SUPPLIED DATA -
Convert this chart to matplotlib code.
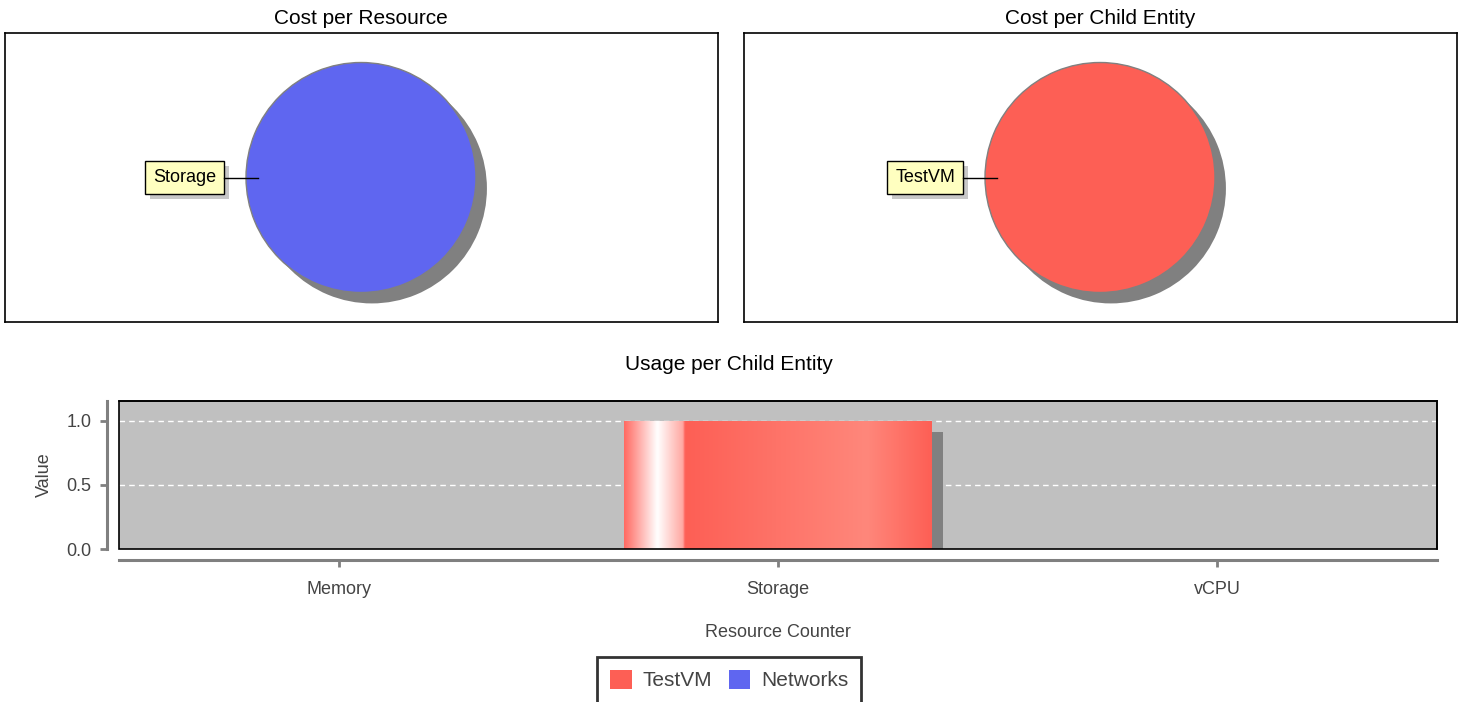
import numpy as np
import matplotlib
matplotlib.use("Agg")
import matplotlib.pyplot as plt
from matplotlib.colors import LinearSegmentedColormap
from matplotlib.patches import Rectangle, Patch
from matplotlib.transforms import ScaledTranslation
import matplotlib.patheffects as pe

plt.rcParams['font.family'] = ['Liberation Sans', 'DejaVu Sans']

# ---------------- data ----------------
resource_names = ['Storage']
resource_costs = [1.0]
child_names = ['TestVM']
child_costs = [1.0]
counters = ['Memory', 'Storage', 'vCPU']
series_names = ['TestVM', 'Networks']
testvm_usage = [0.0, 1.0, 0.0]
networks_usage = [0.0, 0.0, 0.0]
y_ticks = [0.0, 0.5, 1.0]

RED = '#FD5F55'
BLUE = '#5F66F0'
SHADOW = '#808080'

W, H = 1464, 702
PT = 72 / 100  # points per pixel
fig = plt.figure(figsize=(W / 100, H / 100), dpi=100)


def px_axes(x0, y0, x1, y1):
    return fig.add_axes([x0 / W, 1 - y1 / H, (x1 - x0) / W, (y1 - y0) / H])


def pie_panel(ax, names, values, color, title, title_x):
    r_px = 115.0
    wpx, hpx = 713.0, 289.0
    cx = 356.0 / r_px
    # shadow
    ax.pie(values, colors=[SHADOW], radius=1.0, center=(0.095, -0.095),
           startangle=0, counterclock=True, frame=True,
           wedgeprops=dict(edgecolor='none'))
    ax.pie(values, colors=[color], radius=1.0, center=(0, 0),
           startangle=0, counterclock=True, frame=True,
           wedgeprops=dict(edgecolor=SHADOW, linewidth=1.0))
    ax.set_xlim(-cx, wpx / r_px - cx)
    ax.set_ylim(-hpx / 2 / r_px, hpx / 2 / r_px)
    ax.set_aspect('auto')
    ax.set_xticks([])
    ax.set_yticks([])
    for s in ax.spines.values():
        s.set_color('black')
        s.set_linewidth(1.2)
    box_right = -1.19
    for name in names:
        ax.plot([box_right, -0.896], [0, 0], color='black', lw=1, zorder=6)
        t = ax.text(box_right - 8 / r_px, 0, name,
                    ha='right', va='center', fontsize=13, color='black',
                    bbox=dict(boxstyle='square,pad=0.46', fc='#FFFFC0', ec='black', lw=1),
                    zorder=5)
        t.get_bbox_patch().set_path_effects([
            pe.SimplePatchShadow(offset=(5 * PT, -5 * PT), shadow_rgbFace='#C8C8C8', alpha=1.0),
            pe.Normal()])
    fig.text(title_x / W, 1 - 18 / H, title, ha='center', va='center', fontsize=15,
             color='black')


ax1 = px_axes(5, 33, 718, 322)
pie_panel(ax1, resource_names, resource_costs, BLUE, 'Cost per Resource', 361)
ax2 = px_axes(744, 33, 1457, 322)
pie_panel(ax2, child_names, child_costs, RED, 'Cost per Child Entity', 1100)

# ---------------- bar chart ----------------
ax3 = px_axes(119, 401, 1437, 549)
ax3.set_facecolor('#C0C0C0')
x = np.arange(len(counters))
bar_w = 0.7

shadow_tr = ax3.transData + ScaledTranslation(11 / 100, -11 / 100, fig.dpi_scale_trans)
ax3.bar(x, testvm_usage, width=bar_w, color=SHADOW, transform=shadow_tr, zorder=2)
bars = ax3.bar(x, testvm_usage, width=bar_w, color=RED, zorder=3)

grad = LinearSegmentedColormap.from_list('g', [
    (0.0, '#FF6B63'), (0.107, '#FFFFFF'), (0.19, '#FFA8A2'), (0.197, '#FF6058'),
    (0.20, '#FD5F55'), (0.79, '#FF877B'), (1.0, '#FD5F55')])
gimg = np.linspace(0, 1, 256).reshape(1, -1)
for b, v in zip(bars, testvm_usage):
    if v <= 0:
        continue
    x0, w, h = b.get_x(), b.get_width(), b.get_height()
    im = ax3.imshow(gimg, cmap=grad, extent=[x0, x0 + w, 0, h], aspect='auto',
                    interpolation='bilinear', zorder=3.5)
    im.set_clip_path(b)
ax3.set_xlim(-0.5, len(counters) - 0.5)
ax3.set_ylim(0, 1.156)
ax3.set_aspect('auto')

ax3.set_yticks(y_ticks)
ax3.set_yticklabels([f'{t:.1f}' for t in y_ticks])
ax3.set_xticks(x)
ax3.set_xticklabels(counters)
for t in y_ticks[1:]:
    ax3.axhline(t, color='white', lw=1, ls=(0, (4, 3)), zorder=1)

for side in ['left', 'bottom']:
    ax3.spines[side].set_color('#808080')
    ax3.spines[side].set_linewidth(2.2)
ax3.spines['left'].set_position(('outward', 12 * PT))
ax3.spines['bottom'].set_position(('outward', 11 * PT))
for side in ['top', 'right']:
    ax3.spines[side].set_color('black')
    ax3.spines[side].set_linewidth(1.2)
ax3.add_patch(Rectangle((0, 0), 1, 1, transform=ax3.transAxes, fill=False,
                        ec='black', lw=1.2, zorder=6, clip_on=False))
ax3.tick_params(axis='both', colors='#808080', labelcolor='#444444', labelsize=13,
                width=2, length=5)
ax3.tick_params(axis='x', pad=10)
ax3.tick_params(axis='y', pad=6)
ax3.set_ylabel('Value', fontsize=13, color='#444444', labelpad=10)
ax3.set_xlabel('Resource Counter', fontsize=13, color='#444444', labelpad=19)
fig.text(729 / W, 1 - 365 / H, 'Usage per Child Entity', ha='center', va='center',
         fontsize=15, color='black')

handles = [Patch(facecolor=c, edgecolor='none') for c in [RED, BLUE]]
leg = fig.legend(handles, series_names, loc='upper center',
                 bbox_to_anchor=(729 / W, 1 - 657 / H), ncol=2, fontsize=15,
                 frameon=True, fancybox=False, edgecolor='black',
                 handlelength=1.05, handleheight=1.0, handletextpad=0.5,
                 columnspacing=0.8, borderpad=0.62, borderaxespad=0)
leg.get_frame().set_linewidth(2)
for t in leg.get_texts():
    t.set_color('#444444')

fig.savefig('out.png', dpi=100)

GOAL - Every line from the start of the listing above through the line with "return fig.add_axes([x0 /" should be repeated exactly; skip the pictures and add nothing else.

RESPONSE BELOW -
Convert this chart to matplotlib code.
import numpy as np
import matplotlib
matplotlib.use("Agg")
import matplotlib.pyplot as plt
from matplotlib.colors import LinearSegmentedColormap
from matplotlib.patches import Rectangle, Patch
from matplotlib.transforms import ScaledTranslation
import matplotlib.patheffects as pe

plt.rcParams['font.family'] = ['Liberation Sans', 'DejaVu Sans']

# ---------------- data ----------------
resource_names = ['Storage']
resource_costs = [1.0]
child_names = ['TestVM']
child_costs = [1.0]
counters = ['Memory', 'Storage', 'vCPU']
series_names = ['TestVM', 'Networks']
testvm_usage = [0.0, 1.0, 0.0]
networks_usage = [0.0, 0.0, 0.0]
y_ticks = [0.0, 0.5, 1.0]

RED = '#FD5F55'
BLUE = '#5F66F0'
SHADOW = '#808080'

W, H = 1464, 702
PT = 72 / 100  # points per pixel
fig = plt.figure(figsize=(W / 100, H / 100), dpi=100)


def px_axes(x0, y0, x1, y1):
    return fig.add_axes([x0 / W, 1 - y1 / H, (x1 - x0) / W, (y1 - y0) / H])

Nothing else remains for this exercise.